**Raw data:**
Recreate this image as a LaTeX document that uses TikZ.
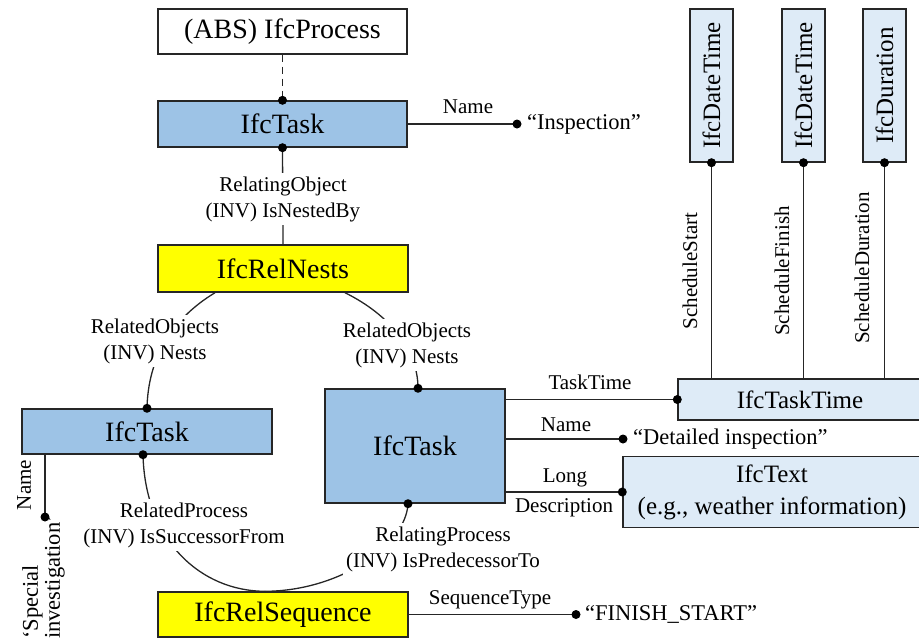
\documentclass[tikz,border=0pt]{standalone}
\usepackage{fontspec}
\setmainfont{Liberation Serif}
\usetikzlibrary{calc}
\definecolor{taskblue}{HTML}{9DC3E6}
\definecolor{paleblue}{HTML}{DEEBF7}
\definecolor{relyellow}{HTML}{FFFF00}
\tikzset{
  ent/.style={draw=black!85, line width=1.4pt, inner sep=0pt, font=\fontsize{28}{32}\selectfont},
  entmid/.style={ent, font=\fontsize{25}{32}\selectfont},
  conn/.style={draw=black!85, line width=1.3pt},
  lbl/.style={font=\fontsize{21}{26}\selectfont, align=center, inner sep=1pt},
  mask/.style={lbl, fill=white, inner sep=3pt},
  val/.style={font=\fontsize{22.5}{26}\selectfont, inner sep=0pt},
  dot/.style={circle, fill=black, inner sep=0pt, minimum size=9pt}
}
\begin{document}
\begin{tikzpicture}[x=1pt, y=-1pt]
\useasboundingbox (0,0) rectangle (919,641);
\clip (0,0) rectangle (919,641);

% entities
\node[ent, fill=white, minimum width=249pt, minimum height=45pt] (abs) at (282.5,31.5) {(ABS) IfcProcess};
\node[ent, fill=taskblue, minimum width=249pt, minimum height=46pt] (task1) at (282.5,124) {IfcTask};
\node[ent, fill=relyellow, minimum width=250pt, minimum height=47pt] (nests) at (283,268.5) {IfcRelNests};
\node[ent, fill=taskblue, minimum width=250pt, minimum height=45pt] (task2) at (147,431.5) {IfcTask};
\node[ent, fill=taskblue, minimum width=180pt, minimum height=114pt] (task3) at (415,446) {IfcTask};
\node[ent, fill=relyellow, minimum width=250pt, minimum height=45pt] (seq) at (283,614.5) {IfcRelSequence};
\node[entmid, fill=paleblue, minimum width=244pt, minimum height=41pt] (ttime) at (800,399.5) {IfcTaskTime};
\node[entmid, fill=paleblue, minimum width=298pt, minimum height=71pt, align=center] (itext) at (772,492) {IfcText\\(e.g., weather information)};
\node[entmid, fill=paleblue, rotate=90, minimum width=153pt, minimum height=43pt] (dt1) at (711.5,85.5) {IfcDateTime};
\node[entmid, fill=paleblue, rotate=90, minimum width=153pt, minimum height=43pt] (dt2) at (803.5,85.5) {IfcDateTime};
\node[entmid, fill=paleblue, rotate=90, minimum width=153pt, minimum height=43pt] (dur) at (884.5,85.5) {IfcDuration};

% free ends of attribute links
\coordinate (inspEnd) at (517,124);
\coordinate (detEnd) at (623,439);
\coordinate (spEnd) at (45,517);
\coordinate (finEnd) at (576,614.5);

% connectors
\draw[conn, dash pattern=on 7pt off 5pt] (abs.south) -- (task1.north);
\draw[conn] (task1.south) -- (nests.north);
\draw[conn] (task1.east) -- (inspEnd);
\draw[conn] ([xshift=-68pt]nests.south) .. controls (170,320) and (148,360) .. (task2.north);
\draw[conn] ([xshift=62pt]nests.south) .. controls (390,315) and (418,350) .. ([xshift=3pt]task3.north);
\draw[conn] ([xshift=-4pt]task2.south) .. controls (145,540) and (200,591) .. ([xshift=-18pt]seq.north);
\draw[conn] ([xshift=-18pt]seq.north) .. controls (340,591) and (406,545) .. ([xshift=-7pt]task3.south);
\draw[conn] (task3.east |- ttime.west) -- (ttime.west);
\draw[conn] (task3.east |- detEnd) -- (detEnd);
\draw[conn] (task3.east |- itext.west) -- (itext.west);
\draw[conn] (dt1.west) -- (dt1.west |- ttime.north);
\draw[conn] (dt2.west) -- (dt2.west |- ttime.north);
\draw[conn] (dur.west) -- (dur.west |- ttime.north);
\draw[conn] (task2.south -| spEnd) -- (spEnd);
\draw[conn] (seq.east) -- (finEnd);

% role labels
\node[mask] (lRelObj) at (283,199) {RelatingObject\\(INV) IsNestedBy};
\node[mask] (lNestL) at (155,341) {RelatedObjects\\(INV) Nests};
\node[mask] (lNestR) at (407,345) {RelatedObjects\\(INV) Nests};
\node[mask] (lSucc) at (184,525) {RelatedProcess\\(INV) IsSuccessorFrom};
\node[mask] (lPred) at (443,549) {RelatingProcess\\(INV) IsPredecessorTo};
\node[lbl] (lName1) at (468,107) {Name};
\node[lbl] (lTime) at (590,382) {TaskTime};
\node[lbl] (lName2) at (566,425) {Name};
\node[lbl] (lLong) at (565,478) {Long};
\node[lbl] (lDesc) at (564,508) {Description};
\node[lbl] (lSeqType) at (490,600) {SequenceType};
\node[lbl, rotate=90] (lStart) at (690,271) {ScheduleStart};
\node[lbl, rotate=90] (lFinish) at (782,271) {ScheduleFinish};
\node[lbl, rotate=90] (lDur) at (862,268) {ScheduleDuration};
\node[lbl, rotate=90] (lName3) at (24,485) {Name};

% attribute values
\node[val, anchor=west] (vInsp) at ([xshift=10pt]inspEnd) {“Inspection”};
\node[val, anchor=west] (vDet) at ([xshift=10pt]detEnd) {“Detailed inspection”};
\node[val, anchor=west] (vFin) at ([xshift=9pt]finEnd) {“FINISH\_START”};
\node[val, rotate=90, anchor=north west, align=left, font=\fontsize{22.5}{22}\selectfont] (vSpec) at (22,639) {‘Special\\investigation’};

% link end points
\node[dot] (k1) at (task1.north) {};
\node[dot] (k2) at (task1.south) {};
\node[dot] (k3) at (inspEnd) {};
\node[dot] (k4) at (task2.north) {};
\node[dot] (k5) at ([xshift=3pt]task3.north) {};
\node[dot] (k6) at ([xshift=-4pt]task2.south) {};
\node[dot] (k7) at ([xshift=-7pt]task3.south) {};
\node[dot] (k8) at (ttime.west) {};
\node[dot] (k9) at (detEnd) {};
\node[dot] (k10) at (itext.west) {};
\node[dot] (k11) at (dt1.west) {};
\node[dot] (k12) at (dt2.west) {};
\node[dot] (k13) at (dur.west) {};
\node[dot] (k14) at (spEnd) {};
\node[dot] (k15) at (finEnd) {};
\end{tikzpicture}
\end{document}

**Stated problem:** Could the lines from the top of the material through the line with "minimum height=43pt] (dur)" be repeated exactly, pictures left out?

**Correct answer:**
Recreate this image as a LaTeX document that uses TikZ.
\documentclass[tikz,border=0pt]{standalone}
\usepackage{fontspec}
\setmainfont{Liberation Serif}
\usetikzlibrary{calc}
\definecolor{taskblue}{HTML}{9DC3E6}
\definecolor{paleblue}{HTML}{DEEBF7}
\definecolor{relyellow}{HTML}{FFFF00}
\tikzset{
  ent/.style={draw=black!85, line width=1.4pt, inner sep=0pt, font=\fontsize{28}{32}\selectfont},
  entmid/.style={ent, font=\fontsize{25}{32}\selectfont},
  conn/.style={draw=black!85, line width=1.3pt},
  lbl/.style={font=\fontsize{21}{26}\selectfont, align=center, inner sep=1pt},
  mask/.style={lbl, fill=white, inner sep=3pt},
  val/.style={font=\fontsize{22.5}{26}\selectfont, inner sep=0pt},
  dot/.style={circle, fill=black, inner sep=0pt, minimum size=9pt}
}
\begin{document}
\begin{tikzpicture}[x=1pt, y=-1pt]
\useasboundingbox (0,0) rectangle (919,641);
\clip (0,0) rectangle (919,641);

% entities
\node[ent, fill=white, minimum width=249pt, minimum height=45pt] (abs) at (282.5,31.5) {(ABS) IfcProcess};
\node[ent, fill=taskblue, minimum width=249pt, minimum height=46pt] (task1) at (282.5,124) {IfcTask};
\node[ent, fill=relyellow, minimum width=250pt, minimum height=47pt] (nests) at (283,268.5) {IfcRelNests};
\node[ent, fill=taskblue, minimum width=250pt, minimum height=45pt] (task2) at (147,431.5) {IfcTask};
\node[ent, fill=taskblue, minimum width=180pt, minimum height=114pt] (task3) at (415,446) {IfcTask};
\node[ent, fill=relyellow, minimum width=250pt, minimum height=45pt] (seq) at (283,614.5) {IfcRelSequence};
\node[entmid, fill=paleblue, minimum width=244pt, minimum height=41pt] (ttime) at (800,399.5) {IfcTaskTime};
\node[entmid, fill=paleblue, minimum width=298pt, minimum height=71pt, align=center] (itext) at (772,492) {IfcText\\(e.g., weather information)};
\node[entmid, fill=paleblue, rotate=90, minimum width=153pt, minimum height=43pt] (dt1) at (711.5,85.5) {IfcDateTime};
\node[entmid, fill=paleblue, rotate=90, minimum width=153pt, minimum height=43pt] (dt2) at (803.5,85.5) {IfcDateTime};
\node[entmid, fill=paleblue, rotate=90, minimum width=153pt, minimum height=43pt] (dur) at (884.5,85.5) {IfcDuration};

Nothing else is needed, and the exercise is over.